The first Tuesday following the first Monday in November designated by federal law to hold general elections.
Can You Hear Me Now?
During the early years of the Republic, state election laws were muddled, and states held elections for the presidency on different days between September and November. An 1845 law directed all states to choose their electors on the same day: "The Tuesday next after the First Monday in November." Tuesday was chosen to allow for time between church on Sunday and market days on Wednesday in the nation's early, agrarian economy. At the time, many states chose their electors either without holding a popular vote or by restricting voting rights to white, land-owning men.
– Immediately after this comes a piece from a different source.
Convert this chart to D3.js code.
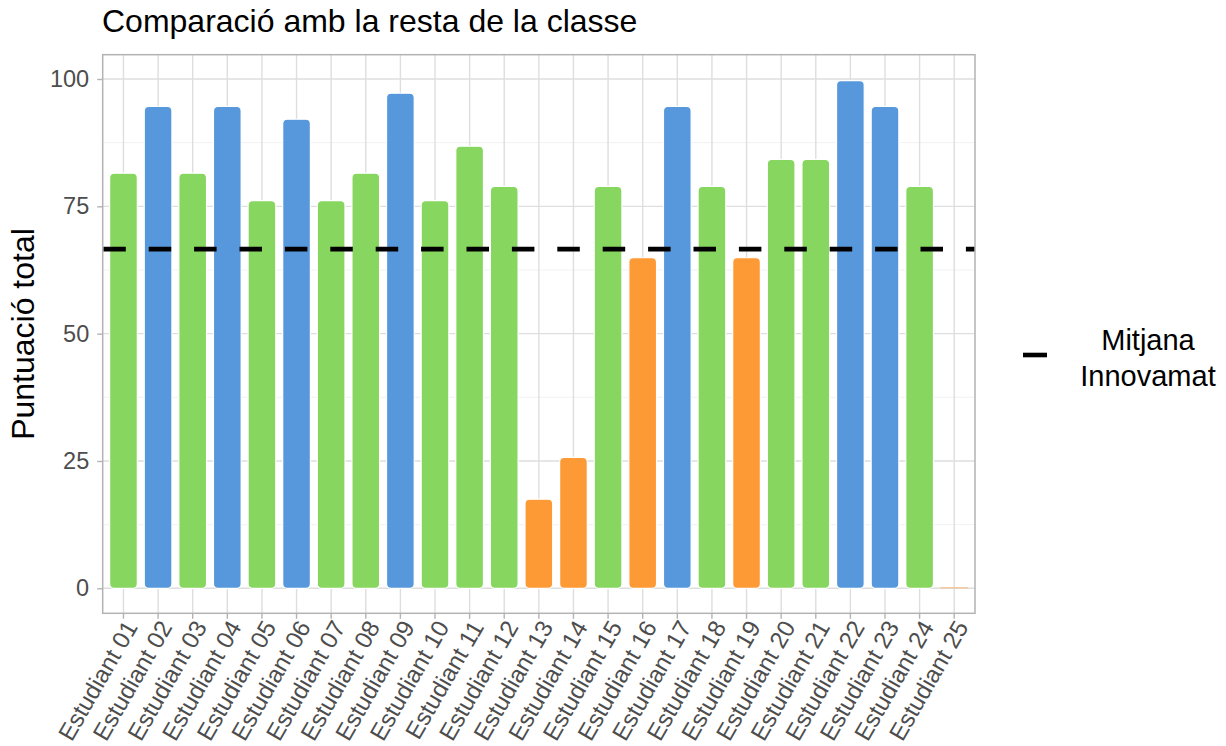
<!DOCTYPE html>
<html>
<head>
<meta charset="utf-8">
<script src="https://cdn.jsdelivr.net/npm/d3@7"></script>
<style>
  html, body { margin: 0; padding: 0; background: #fff; }
  text { font-family: "Liberation Sans", Arial, Helvetica, sans-serif; }
</style>
</head>
<body>
<svg id="chart" width="1226" height="746"></svg>
<script>
const students = ["Estudiant 01","Estudiant 02","Estudiant 03","Estudiant 04","Estudiant 05",
  "Estudiant 06","Estudiant 07","Estudiant 08","Estudiant 09","Estudiant 10","Estudiant 11",
  "Estudiant 12","Estudiant 13","Estudiant 14","Estudiant 15","Estudiant 16","Estudiant 17",
  "Estudiant 18","Estudiant 19","Estudiant 20","Estudiant 21","Estudiant 22","Estudiant 23",
  "Estudiant 24","Estudiant 25"];
const scores = [81.5, 94.6, 81.5, 94.6, 76.1, 92.1, 76.1, 81.5, 97.2, 76.1, 86.8, 78.9,
  17.5, 25.7, 78.9, 64.9, 94.6, 78.9, 64.9, 84.2, 84.2, 99.7, 94.6, 78.9, 0];
const levels = ["mid","high","mid","high","mid","high","mid","mid","high","mid","mid","mid",
  "low","low","mid","low","high","mid","low","mid","mid","high","high","mid","low"];
const levelColors = { high: "#5798DC", mid: "#87D65F", low: "#FE9A36" };
const meanValue = 66.6;
const yTicks = [0, 25, 50, 75, 100];
const yMinorTicks = [12.5, 37.5, 62.5, 87.5];
const titleText = "Comparació amb la resta de la classe";
const yLabel = "Puntuació total";
const legendLines = ["Mitjana", "Innovamat"];

const svg = d3.select("#chart");
const panel = { left: 102.7, top: 54.7, right: 975, bottom: 613.3 };

const x = d3.scaleBand().domain(students)
  .range([panel.left, panel.right]).paddingInner(0.2).paddingOuter(0.2);
const y = d3.scaleLinear().domain([0, 100]).range([588.3, 79]);

// minor grid
svg.append("g").selectAll("line").data(yMinorTicks).join("line")
  .attr("x1", panel.left).attr("x2", panel.right)
  .attr("y1", d => y(d)).attr("y2", d => y(d))
  .attr("stroke", "#ededed").attr("stroke-width", 0.8);
// major grid horizontal
svg.append("g").selectAll("line").data(yTicks).join("line")
  .attr("x1", panel.left).attr("x2", panel.right)
  .attr("y1", d => y(d)).attr("y2", d => y(d))
  .attr("stroke", "#dedede").attr("stroke-width", 1.4);
// major grid vertical
svg.append("g").selectAll("line").data(students).join("line")
  .attr("x1", d => x(d) + x.bandwidth() / 2).attr("x2", d => x(d) + x.bandwidth() / 2)
  .attr("y1", panel.top).attr("y2", panel.bottom)
  .attr("stroke", "#dedede").attr("stroke-width", 1.4);

// bars
const data = students.map((s, i) => ({ s, v: scores[i], lvl: levels[i] }));
svg.append("g").selectAll("rect").data(data).join("rect")
  .attr("x", d => x(d.s))
  .attr("width", x.bandwidth())
  .attr("y", d => Math.min(y(d.v), y(0) - 1))
  .attr("height", d => Math.max(y(0) - y(d.v), 1))
  .attr("rx", d => Math.min(4.5, (y(0) - y(d.v)) / 2))
  .attr("fill", d => levelColors[d.lvl])
  .attr("fill-opacity", d => d.v > 0 ? 1 : 0.6)
  .attr("stroke", "#fff")
  .attr("stroke-width", d => d.v > 0 ? 1.2 : 0);

// mean dashed line
svg.append("line")
  .attr("x1", panel.left + 0.6).attr("x2", panel.right)
  .attr("y1", y(meanValue)).attr("y2", y(meanValue))
  .attr("stroke", "#000").attr("stroke-width", 4.6)
  .attr("stroke-dasharray", "22.5,22.9");

// panel border
svg.append("rect").attr("x", panel.left).attr("y", panel.top)
  .attr("width", panel.right - panel.left).attr("height", panel.bottom - panel.top)
  .attr("fill", "none").attr("stroke", "#b3b3b3").attr("stroke-width", 1.5);

// y axis
const yAxis = svg.append("g")
  .attr("transform", `translate(${panel.left},0)`)
  .call(d3.axisLeft(y).tickValues(yTicks).tickSize(5.5).tickPadding(8));
yAxis.select(".domain").remove();
yAxis.selectAll(".tick line").attr("stroke", "#b3b3b3").attr("stroke-width", 1.4);
yAxis.selectAll(".tick text").attr("fill", "#4d4d4d")
  .style("font-size", "23.5px").style("font-family", "Liberation Sans, Arial, sans-serif");

// x axis
const xAxis = svg.append("g")
  .attr("transform", `translate(0,${panel.bottom})`)
  .call(d3.axisBottom(x).tickSize(5.5).tickPadding(4));
xAxis.select(".domain").remove();
xAxis.selectAll(".tick line").attr("stroke", "#b3b3b3").attr("stroke-width", 1.4);
xAxis.selectAll(".tick text")
  .attr("fill", "#4d4d4d")
  .style("font-size", "24px").style("font-family", "Liberation Sans, Arial, sans-serif")
  .attr("text-anchor", "end")
  .attr("dy", "0.72em")
  .attr("transform", "translate(0,5) rotate(-60)")
  .attr("y", 0).attr("x", 0);

// title
svg.append("text").attr("x", 102).attr("y", 32)
  .style("font-size", "32px").attr("fill", "#000").text(titleText);

// y label
svg.append("text")
  .attr("transform", `translate(34,334) rotate(-90)`)
  .attr("text-anchor", "middle")
  .style("font-size", "32px").attr("fill", "#000").text(yLabel);

// legend
svg.append("line").attr("x1", 1023).attr("x2", 1047).attr("y1", 355).attr("y2", 355)
  .attr("stroke", "#000").attr("stroke-width", 4.6);
svg.append("g").selectAll("text").data(legendLines).join("text")
  .attr("x", 1148).attr("y", (d, i) => 350 + i * 36)
  .attr("text-anchor", "middle")
  .style("font-size", "29px").attr("fill", "#000").text(d => d);
</script>
</body>
</html>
Several states began to eliminate restrictions preventing landless whites from voting by the mid-1800s, especially in the newly-formed Western states. In the aftermath of the Civil War, the 15th Amendment forbade states from denying male citizens the right to vote based on "race, color or previous condition of servitude." In response, many Southern states passed Jim Crow laws severely restricting the franchise for African Americans. In 1920, the 19th Amendment enshrined universal suffrage for women.
Despite the steady expansion of voting rights, Jim Crow laws continued to disenfranchise minority voters, and questions of discrimination in voting linger today. The Voting Rights Act of 1965 banned such laws and established federal oversight in certain states. Congress most recently updated the law with an overwhelming majority in 2006. But a controversial 2013 holding by the U.S. Supreme Court eliminated the enforcement mechanism from the Voting Rights Act, which has led to yet further controversy over modifications to state election laws.
Just Do It
In 2012, 58% of the eligible and registered population voted in the presidential election. With turnout typically between 50% and 65% in general elections over the past 100 years, many proposals have been floated through the years to increase participation. (Some disagree that they would work.) Early voting has gained popularity in recent cycles, with about 40% of voters expected to have already cast their ballot by election day this year. In a different attempt to boost turnout, Colorado, Oregon, and Washington have mail-based voting. Despite these recent efforts, even the turnout in 2008 did not eclipse the participation highs of the three elections of the 1960s.
Beyond the presidential election, many other important races and issues are on the ballot this year. Though "split-ticket" voting appears to have reached an all-time low, the fortunes of many down-ballot candidates, particularly for the U.S. Senate, may be determined by the number of voters choosing to stray from the bruised standard bearers of both major parties. Even worse, election officials are concerned about the potential threat of election day cyberattacks.
Today's the day! Please be sure to vote!